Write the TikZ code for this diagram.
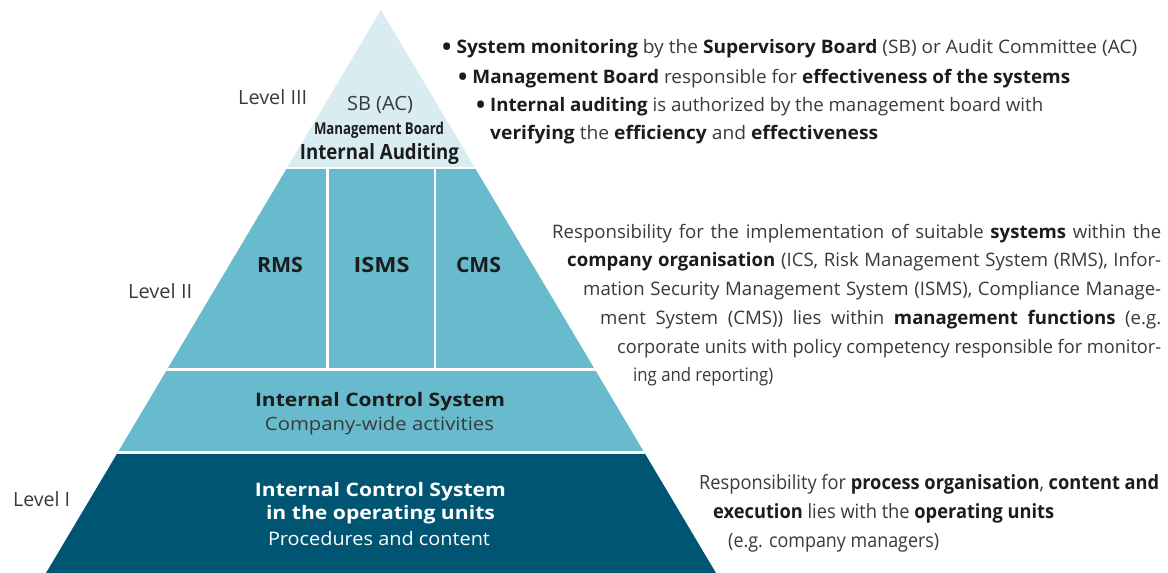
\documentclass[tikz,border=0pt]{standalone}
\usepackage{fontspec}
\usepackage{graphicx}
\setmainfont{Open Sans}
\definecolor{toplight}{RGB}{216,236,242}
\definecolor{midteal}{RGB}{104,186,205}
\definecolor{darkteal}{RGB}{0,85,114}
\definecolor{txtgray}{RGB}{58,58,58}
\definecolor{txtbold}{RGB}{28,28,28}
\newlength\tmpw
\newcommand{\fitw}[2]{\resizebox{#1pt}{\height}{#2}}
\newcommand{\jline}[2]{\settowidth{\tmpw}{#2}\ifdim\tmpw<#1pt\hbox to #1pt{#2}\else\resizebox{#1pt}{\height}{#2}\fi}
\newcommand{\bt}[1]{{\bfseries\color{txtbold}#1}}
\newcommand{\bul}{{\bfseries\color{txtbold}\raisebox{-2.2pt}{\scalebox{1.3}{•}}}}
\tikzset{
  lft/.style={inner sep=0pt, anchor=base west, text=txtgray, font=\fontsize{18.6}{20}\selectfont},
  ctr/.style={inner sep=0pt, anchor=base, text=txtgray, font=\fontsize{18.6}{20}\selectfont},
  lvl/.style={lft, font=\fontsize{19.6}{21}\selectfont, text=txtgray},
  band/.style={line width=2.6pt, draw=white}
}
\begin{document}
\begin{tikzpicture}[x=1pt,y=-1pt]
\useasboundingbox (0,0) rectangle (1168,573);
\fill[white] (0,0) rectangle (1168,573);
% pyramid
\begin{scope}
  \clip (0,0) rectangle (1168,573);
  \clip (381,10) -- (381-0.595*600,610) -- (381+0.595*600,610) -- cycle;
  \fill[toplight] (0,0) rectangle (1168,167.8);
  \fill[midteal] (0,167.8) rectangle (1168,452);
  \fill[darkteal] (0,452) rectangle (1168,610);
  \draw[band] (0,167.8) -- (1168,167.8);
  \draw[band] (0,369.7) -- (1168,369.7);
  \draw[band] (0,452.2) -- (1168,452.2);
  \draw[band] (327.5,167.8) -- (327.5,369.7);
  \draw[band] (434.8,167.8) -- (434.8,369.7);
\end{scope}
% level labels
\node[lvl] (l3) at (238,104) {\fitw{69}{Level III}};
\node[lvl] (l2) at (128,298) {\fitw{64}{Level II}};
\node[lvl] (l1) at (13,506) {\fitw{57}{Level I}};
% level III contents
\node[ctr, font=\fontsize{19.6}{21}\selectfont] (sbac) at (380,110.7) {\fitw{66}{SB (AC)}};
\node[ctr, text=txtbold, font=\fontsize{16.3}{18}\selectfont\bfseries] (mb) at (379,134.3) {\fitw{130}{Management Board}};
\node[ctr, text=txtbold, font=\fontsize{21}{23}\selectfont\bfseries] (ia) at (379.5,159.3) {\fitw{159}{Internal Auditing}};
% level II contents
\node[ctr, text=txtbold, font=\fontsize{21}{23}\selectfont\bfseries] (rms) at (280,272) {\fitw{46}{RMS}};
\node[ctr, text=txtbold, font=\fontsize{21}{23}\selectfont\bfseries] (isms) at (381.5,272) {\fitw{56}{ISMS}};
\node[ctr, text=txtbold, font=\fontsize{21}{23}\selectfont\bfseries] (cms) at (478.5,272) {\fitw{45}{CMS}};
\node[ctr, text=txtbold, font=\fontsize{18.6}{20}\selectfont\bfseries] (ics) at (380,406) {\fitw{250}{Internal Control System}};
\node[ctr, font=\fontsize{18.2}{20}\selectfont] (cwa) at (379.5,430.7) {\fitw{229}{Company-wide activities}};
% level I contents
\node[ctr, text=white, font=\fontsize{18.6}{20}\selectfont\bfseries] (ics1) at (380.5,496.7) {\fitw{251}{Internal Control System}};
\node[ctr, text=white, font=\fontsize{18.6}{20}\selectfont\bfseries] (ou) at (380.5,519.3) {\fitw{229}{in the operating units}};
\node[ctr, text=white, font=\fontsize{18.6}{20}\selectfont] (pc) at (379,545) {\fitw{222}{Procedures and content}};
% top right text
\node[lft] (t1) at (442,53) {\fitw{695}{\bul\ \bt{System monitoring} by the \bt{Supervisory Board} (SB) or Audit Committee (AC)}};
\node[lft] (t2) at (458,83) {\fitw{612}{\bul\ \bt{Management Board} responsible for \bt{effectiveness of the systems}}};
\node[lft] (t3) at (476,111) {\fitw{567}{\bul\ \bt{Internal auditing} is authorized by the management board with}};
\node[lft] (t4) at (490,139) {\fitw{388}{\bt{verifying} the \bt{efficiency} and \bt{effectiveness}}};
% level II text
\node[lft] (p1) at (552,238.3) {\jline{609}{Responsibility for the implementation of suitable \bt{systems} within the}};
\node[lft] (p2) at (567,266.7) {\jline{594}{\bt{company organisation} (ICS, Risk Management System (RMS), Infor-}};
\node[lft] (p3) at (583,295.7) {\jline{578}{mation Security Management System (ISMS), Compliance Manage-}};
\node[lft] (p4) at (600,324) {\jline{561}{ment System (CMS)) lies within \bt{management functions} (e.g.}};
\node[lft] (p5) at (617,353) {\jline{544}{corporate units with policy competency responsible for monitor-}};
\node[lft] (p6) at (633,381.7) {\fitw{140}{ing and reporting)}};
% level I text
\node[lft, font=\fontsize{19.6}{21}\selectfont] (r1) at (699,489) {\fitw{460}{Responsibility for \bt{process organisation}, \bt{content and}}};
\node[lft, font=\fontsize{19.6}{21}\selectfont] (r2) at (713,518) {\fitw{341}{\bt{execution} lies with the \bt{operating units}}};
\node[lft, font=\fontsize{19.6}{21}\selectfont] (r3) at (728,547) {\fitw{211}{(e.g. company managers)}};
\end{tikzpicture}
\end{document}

★ ★ ★ ★ ★

JOB => Repeat the material above verbatim, with no pictures in the output.

CORRECT ANSWER =>
Write the TikZ code for this diagram.
\documentclass[tikz,border=0pt]{standalone}
\usepackage{fontspec}
\usepackage{graphicx}
\setmainfont{Open Sans}
\definecolor{toplight}{RGB}{216,236,242}
\definecolor{midteal}{RGB}{104,186,205}
\definecolor{darkteal}{RGB}{0,85,114}
\definecolor{txtgray}{RGB}{58,58,58}
\definecolor{txtbold}{RGB}{28,28,28}
\newlength\tmpw
\newcommand{\fitw}[2]{\resizebox{#1pt}{\height}{#2}}
\newcommand{\jline}[2]{\settowidth{\tmpw}{#2}\ifdim\tmpw<#1pt\hbox to #1pt{#2}\else\resizebox{#1pt}{\height}{#2}\fi}
\newcommand{\bt}[1]{{\bfseries\color{txtbold}#1}}
\newcommand{\bul}{{\bfseries\color{txtbold}\raisebox{-2.2pt}{\scalebox{1.3}{•}}}}
\tikzset{
  lft/.style={inner sep=0pt, anchor=base west, text=txtgray, font=\fontsize{18.6}{20}\selectfont},
  ctr/.style={inner sep=0pt, anchor=base, text=txtgray, font=\fontsize{18.6}{20}\selectfont},
  lvl/.style={lft, font=\fontsize{19.6}{21}\selectfont, text=txtgray},
  band/.style={line width=2.6pt, draw=white}
}
\begin{document}
\begin{tikzpicture}[x=1pt,y=-1pt]
\useasboundingbox (0,0) rectangle (1168,573);
\fill[white] (0,0) rectangle (1168,573);
% pyramid
\begin{scope}
  \clip (0,0) rectangle (1168,573);
  \clip (381,10) -- (381-0.595*600,610) -- (381+0.595*600,610) -- cycle;
  \fill[toplight] (0,0) rectangle (1168,167.8);
  \fill[midteal] (0,167.8) rectangle (1168,452);
  \fill[darkteal] (0,452) rectangle (1168,610);
  \draw[band] (0,167.8) -- (1168,167.8);
  \draw[band] (0,369.7) -- (1168,369.7);
  \draw[band] (0,452.2) -- (1168,452.2);
  \draw[band] (327.5,167.8) -- (327.5,369.7);
  \draw[band] (434.8,167.8) -- (434.8,369.7);
\end{scope}
% level labels
\node[lvl] (l3) at (238,104) {\fitw{69}{Level III}};
\node[lvl] (l2) at (128,298) {\fitw{64}{Level II}};
\node[lvl] (l1) at (13,506) {\fitw{57}{Level I}};
% level III contents
\node[ctr, font=\fontsize{19.6}{21}\selectfont] (sbac) at (380,110.7) {\fitw{66}{SB (AC)}};
\node[ctr, text=txtbold, font=\fontsize{16.3}{18}\selectfont\bfseries] (mb) at (379,134.3) {\fitw{130}{Management Board}};
\node[ctr, text=txtbold, font=\fontsize{21}{23}\selectfont\bfseries] (ia) at (379.5,159.3) {\fitw{159}{Internal Auditing}};
% level II contents
\node[ctr, text=txtbold, font=\fontsize{21}{23}\selectfont\bfseries] (rms) at (280,272) {\fitw{46}{RMS}};
\node[ctr, text=txtbold, font=\fontsize{21}{23}\selectfont\bfseries] (isms) at (381.5,272) {\fitw{56}{ISMS}};
\node[ctr, text=txtbold, font=\fontsize{21}{23}\selectfont\bfseries] (cms) at (478.5,272) {\fitw{45}{CMS}};
\node[ctr, text=txtbold, font=\fontsize{18.6}{20}\selectfont\bfseries] (ics) at (380,406) {\fitw{250}{Internal Control System}};
\node[ctr, font=\fontsize{18.2}{20}\selectfont] (cwa) at (379.5,430.7) {\fitw{229}{Company-wide activities}};
% level I contents
\node[ctr, text=white, font=\fontsize{18.6}{20}\selectfont\bfseries] (ics1) at (380.5,496.7) {\fitw{251}{Internal Control System}};
\node[ctr, text=white, font=\fontsize{18.6}{20}\selectfont\bfseries] (ou) at (380.5,519.3) {\fitw{229}{in the operating units}};
\node[ctr, text=white, font=\fontsize{18.6}{20}\selectfont] (pc) at (379,545) {\fitw{222}{Procedures and content}};
% top right text
\node[lft] (t1) at (442,53) {\fitw{695}{\bul\ \bt{System monitoring} by the \bt{Supervisory Board} (SB) or Audit Committee (AC)}};
\node[lft] (t2) at (458,83) {\fitw{612}{\bul\ \bt{Management Board} responsible for \bt{effectiveness of the systems}}};
\node[lft] (t3) at (476,111) {\fitw{567}{\bul\ \bt{Internal auditing} is authorized by the management board with}};
\node[lft] (t4) at (490,139) {\fitw{388}{\bt{verifying} the \bt{efficiency} and \bt{effectiveness}}};
% level II text
\node[lft] (p1) at (552,238.3) {\jline{609}{Responsibility for the implementation of suitable \bt{systems} within the}};
\node[lft] (p2) at (567,266.7) {\jline{594}{\bt{company organisation} (ICS, Risk Management System (RMS), Infor-}};
\node[lft] (p3) at (583,295.7) {\jline{578}{mation Security Management System (ISMS), Compliance Manage-}};
\node[lft] (p4) at (600,324) {\jline{561}{ment System (CMS)) lies within \bt{management functions} (e.g.}};
\node[lft] (p5) at (617,353) {\jline{544}{corporate units with policy competency responsible for monitor-}};
\node[lft] (p6) at (633,381.7) {\fitw{140}{ing and reporting)}};
% level I text
\node[lft, font=\fontsize{19.6}{21}\selectfont] (r1) at (699,489) {\fitw{460}{Responsibility for \bt{process organisation}, \bt{content and}}};
\node[lft, font=\fontsize{19.6}{21}\selectfont] (r2) at (713,518) {\fitw{341}{\bt{execution} lies with the \bt{operating units}}};
\node[lft, font=\fontsize{19.6}{21}\selectfont] (r3) at (728,547) {\fitw{211}{(e.g. company managers)}};
\end{tikzpicture}
\end{document}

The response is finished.